## start

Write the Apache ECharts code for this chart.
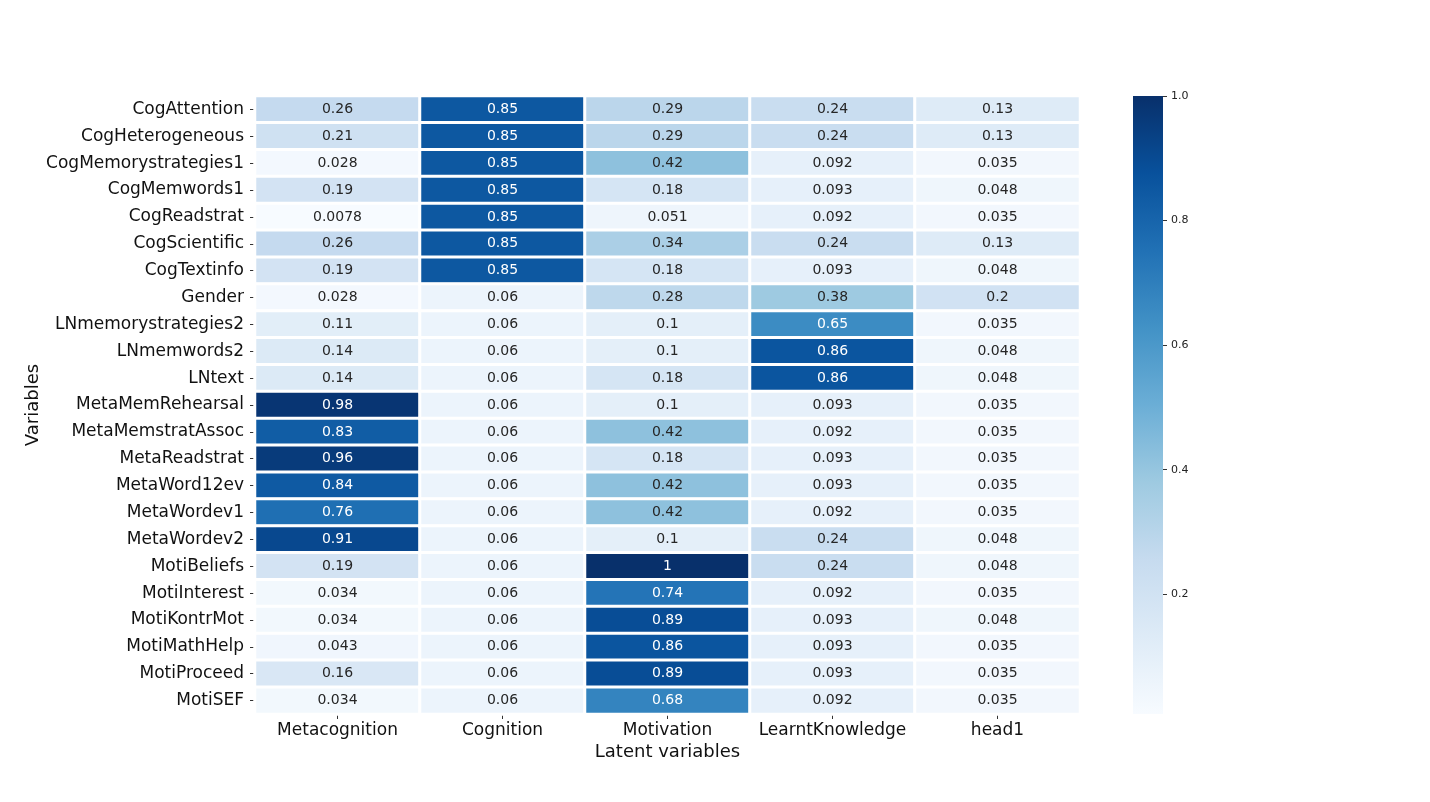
<!DOCTYPE html>
<html>
<head>
<meta charset="utf-8">
<script src="https://cdn.jsdelivr.net/npm/echarts@6/dist/echarts.min.js"></script>
<style>
html,body{margin:0;padding:0;background:#fff;}
#main{width:1430px;height:802px;}
</style>
</head>
<body>
<div id="main"></div>
<script>
const columns = ['Metacognition','Cognition','Motivation','LearntKnowledge','head1'];
const rows = ['CogAttention','CogHeterogeneous','CogMemorystrategies1','CogMemwords1','CogReadstrat','CogScientific','CogTextinfo','Gender','LNmemorystrategies2','LNmemwords2','LNtext','MetaMemRehearsal','MetaMemstratAssoc','MetaReadstrat','MetaWord12ev','MetaWordev1','MetaWordev2','MotiBeliefs','MotiInterest','MotiKontrMot','MotiMathHelp','MotiProceed','MotiSEF'];
const metacognition = [0.26,0.21,0.028,0.19,0.0078,0.26,0.19,0.028,0.11,0.14,0.14,0.98,0.83,0.96,0.84,0.76,0.91,0.19,0.034,0.034,0.043,0.16,0.034];
const cognition = [0.85,0.85,0.85,0.85,0.85,0.85,0.85,0.06,0.06,0.06,0.06,0.06,0.06,0.06,0.06,0.06,0.06,0.06,0.06,0.06,0.06,0.06,0.06];
const motivation = [0.29,0.29,0.42,0.18,0.051,0.34,0.18,0.28,0.1,0.1,0.18,0.1,0.42,0.18,0.42,0.42,0.1,1,0.74,0.89,0.86,0.89,0.68];
const learntKnowledge = [0.24,0.24,0.092,0.093,0.092,0.24,0.093,0.38,0.65,0.86,0.86,0.093,0.092,0.093,0.093,0.092,0.24,0.24,0.092,0.093,0.093,0.093,0.092];
const head1 = [0.13,0.13,0.035,0.048,0.035,0.13,0.048,0.2,0.035,0.048,0.048,0.035,0.035,0.035,0.035,0.035,0.048,0.048,0.035,0.048,0.035,0.035,0.035];
const colorbarTicks = [0.2,0.4,0.6,0.8,1.0];

const seriesCols = [metacognition, cognition, motivation, learntKnowledge, head1];
const blues = ['#f7fbff','#deebf7','#c6dbef','#9ecae1','#6baed6','#4292c6','#2171b5','#08519c','#08306b'];
let vmin = Infinity, vmax = -Infinity;
seriesCols.forEach(c => c.forEach(v => { vmin = Math.min(vmin, v); vmax = Math.max(vmax, v); }));

const data = [];
seriesCols.forEach((col, xi) => {
  col.forEach((v, yi) => {
    data.push({
      value: [xi, yi, v],
      label: { color: v > 0.48 ? '#ffffff' : '#262626' }
    });
  });
});

const gradStops = blues.map((c, i) => ({ offset: 1 - i / 8, color: c }));

const chart = echarts.init(document.getElementById('main'));
const font = 'DejaVu Sans';
chart.setOption({
  backgroundColor: '#ffffff',
  animation: false,
  textStyle: { fontFamily: font },
  grid: [
    { left: 255, right: 350, top: 96, bottom: 88 },
    { left: 1133, width: 30, top: 96, bottom: 88, show: true, borderWidth: 0,
      backgroundColor: { type: 'linear', x: 0, y: 0, x2: 0, y2: 1, colorStops: gradStops } }
  ],
  xAxis: [
    { type: 'category', gridIndex: 0, data: columns, position: 'bottom',
      axisLine: { show: false },
      axisTick: { show: true, alignWithLabel: true, length: 5, lineStyle: { color: '#333' } },
      axisLabel: { fontSize: 17, color: '#111', margin: 8, interval: 0, fontFamily: font },
      splitLine: { show: false },
      name: 'Latent variables', nameLocation: 'middle', nameGap: 29, nameMoveOverlap: false,
      nameTextStyle: { fontSize: 18, color: '#111', fontFamily: font } },
    { type: 'value', gridIndex: 1, show: false, min: 0, max: 1 }
  ],
  yAxis: [
    { type: 'category', gridIndex: 0, data: rows, inverse: true,
      axisLine: { show: false },
      axisTick: { show: true, alignWithLabel: true, length: 5, lineStyle: { color: '#333' } },
      axisLabel: { fontSize: 17, color: '#111', margin: 11, interval: 0, fontFamily: font },
      splitLine: { show: false },
      name: 'Variables', nameLocation: 'middle', nameRotate: 90, nameGap: 213, nameMoveOverlap: false,
      nameTextStyle: { fontSize: 18, color: '#111', fontFamily: font } },
    { type: 'value', gridIndex: 1, position: 'right', min: vmin, max: vmax,
      axisLine: { show: false, onZero: false },
      axisTick: { show: true, length: 4, inside: false, customValues: colorbarTicks, lineStyle: { color: '#333' } },
      axisLabel: { show: true, fontSize: 11, color: '#222', margin: 8, fontFamily: font,
        customValues: colorbarTicks, formatter: v => Number(v).toFixed(1) },
      splitLine: { show: false } }
  ],
  visualMap: {
    show: false, type: 'continuous', min: vmin, max: vmax, dimension: 2, seriesIndex: 0,
    inRange: { color: blues }
  },
  series: [{
    type: 'heatmap', xAxisIndex: 0, yAxisIndex: 0, data: data,
    itemStyle: { borderColor: '#ffffff', borderWidth: 3 },
    label: { show: true, fontSize: 14, fontFamily: font, formatter: p => String(p.value[2]) },
    emphasis: { disabled: true }
  }]
});
</script>
</body>
</html>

## end

DESCRIPTION OF THE TASK: Copy out the data above exactly, except the pictures.

EXERCISE ANSWER:
Write the Apache ECharts code for this chart.
<!DOCTYPE html>
<html>
<head>
<meta charset="utf-8">
<script src="https://cdn.jsdelivr.net/npm/echarts@6/dist/echarts.min.js"></script>
<style>
html,body{margin:0;padding:0;background:#fff;}
#main{width:1430px;height:802px;}
</style>
</head>
<body>
<div id="main"></div>
<script>
const columns = ['Metacognition','Cognition','Motivation','LearntKnowledge','head1'];
const rows = ['CogAttention','CogHeterogeneous','CogMemorystrategies1','CogMemwords1','CogReadstrat','CogScientific','CogTextinfo','Gender','LNmemorystrategies2','LNmemwords2','LNtext','MetaMemRehearsal','MetaMemstratAssoc','MetaReadstrat','MetaWord12ev','MetaWordev1','MetaWordev2','MotiBeliefs','MotiInterest','MotiKontrMot','MotiMathHelp','MotiProceed','MotiSEF'];
const metacognition = [0.26,0.21,0.028,0.19,0.0078,0.26,0.19,0.028,0.11,0.14,0.14,0.98,0.83,0.96,0.84,0.76,0.91,0.19,0.034,0.034,0.043,0.16,0.034];
const cognition = [0.85,0.85,0.85,0.85,0.85,0.85,0.85,0.06,0.06,0.06,0.06,0.06,0.06,0.06,0.06,0.06,0.06,0.06,0.06,0.06,0.06,0.06,0.06];
const motivation = [0.29,0.29,0.42,0.18,0.051,0.34,0.18,0.28,0.1,0.1,0.18,0.1,0.42,0.18,0.42,0.42,0.1,1,0.74,0.89,0.86,0.89,0.68];
const learntKnowledge = [0.24,0.24,0.092,0.093,0.092,0.24,0.093,0.38,0.65,0.86,0.86,0.093,0.092,0.093,0.093,0.092,0.24,0.24,0.092,0.093,0.093,0.093,0.092];
const head1 = [0.13,0.13,0.035,0.048,0.035,0.13,0.048,0.2,0.035,0.048,0.048,0.035,0.035,0.035,0.035,0.035,0.048,0.048,0.035,0.048,0.035,0.035,0.035];
const colorbarTicks = [0.2,0.4,0.6,0.8,1.0];

const seriesCols = [metacognition, cognition, motivation, learntKnowledge, head1];
const blues = ['#f7fbff','#deebf7','#c6dbef','#9ecae1','#6baed6','#4292c6','#2171b5','#08519c','#08306b'];
let vmin = Infinity, vmax = -Infinity;
seriesCols.forEach(c => c.forEach(v => { vmin = Math.min(vmin, v); vmax = Math.max(vmax, v); }));

const data = [];
seriesCols.forEach((col, xi) => {
  col.forEach((v, yi) => {
    data.push({
      value: [xi, yi, v],
      label: { color: v > 0.48 ? '#ffffff' : '#262626' }
    });
  });
});

const gradStops = blues.map((c, i) => ({ offset: 1 - i / 8, color: c }));

const chart = echarts.init(document.getElementById('main'));
const font = 'DejaVu Sans';
chart.setOption({
  backgroundColor: '#ffffff',
  animation: false,
  textStyle: { fontFamily: font },
  grid: [
    { left: 255, right: 350, top: 96, bottom: 88 },
    { left: 1133, width: 30, top: 96, bottom: 88, show: true, borderWidth: 0,
      backgroundColor: { type: 'linear', x: 0, y: 0, x2: 0, y2: 1, colorStops: gradStops } }
  ],
  xAxis: [
    { type: 'category', gridIndex: 0, data: columns, position: 'bottom',
      axisLine: { show: false },
      axisTick: { show: true, alignWithLabel: true, length: 5, lineStyle: { color: '#333' } },
      axisLabel: { fontSize: 17, color: '#111', margin: 8, interval: 0, fontFamily: font },
      splitLine: { show: false },
      name: 'Latent variables', nameLocation: 'middle', nameGap: 29, nameMoveOverlap: false,
      nameTextStyle: { fontSize: 18, color: '#111', fontFamily: font } },
    { type: 'value', gridIndex: 1, show: false, min: 0, max: 1 }
  ],
  yAxis: [
    { type: 'category', gridIndex: 0, data: rows, inverse: true,
      axisLine: { show: false },
      axisTick: { show: true, alignWithLabel: true, length: 5, lineStyle: { color: '#333' } },
      axisLabel: { fontSize: 17, color: '#111', margin: 11, interval: 0, fontFamily: font },
      splitLine: { show: false },
      name: 'Variables', nameLocation: 'middle', nameRotate: 90, nameGap: 213, nameMoveOverlap: false,
      nameTextStyle: { fontSize: 18, color: '#111', fontFamily: font } },
    { type: 'value', gridIndex: 1, position: 'right', min: vmin, max: vmax,
      axisLine: { show: false, onZero: false },
      axisTick: { show: true, length: 4, inside: false, customValues: colorbarTicks, lineStyle: { color: '#333' } },
      axisLabel: { show: true, fontSize: 11, color: '#222', margin: 8, fontFamily: font,
        customValues: colorbarTicks, formatter: v => Number(v).toFixed(1) },
      splitLine: { show: false } }
  ],
  visualMap: {
    show: false, type: 'continuous', min: vmin, max: vmax, dimension: 2, seriesIndex: 0,
    inRange: { color: blues }
  },
  series: [{
    type: 'heatmap', xAxisIndex: 0, yAxisIndex: 0, data: data,
    itemStyle: { borderColor: '#ffffff', borderWidth: 3 },
    label: { show: true, fontSize: 14, fontFamily: font, formatter: p => String(p.value[2]) },
    emphasis: { disabled: true }
  }]
});
</script>
</body>
</html>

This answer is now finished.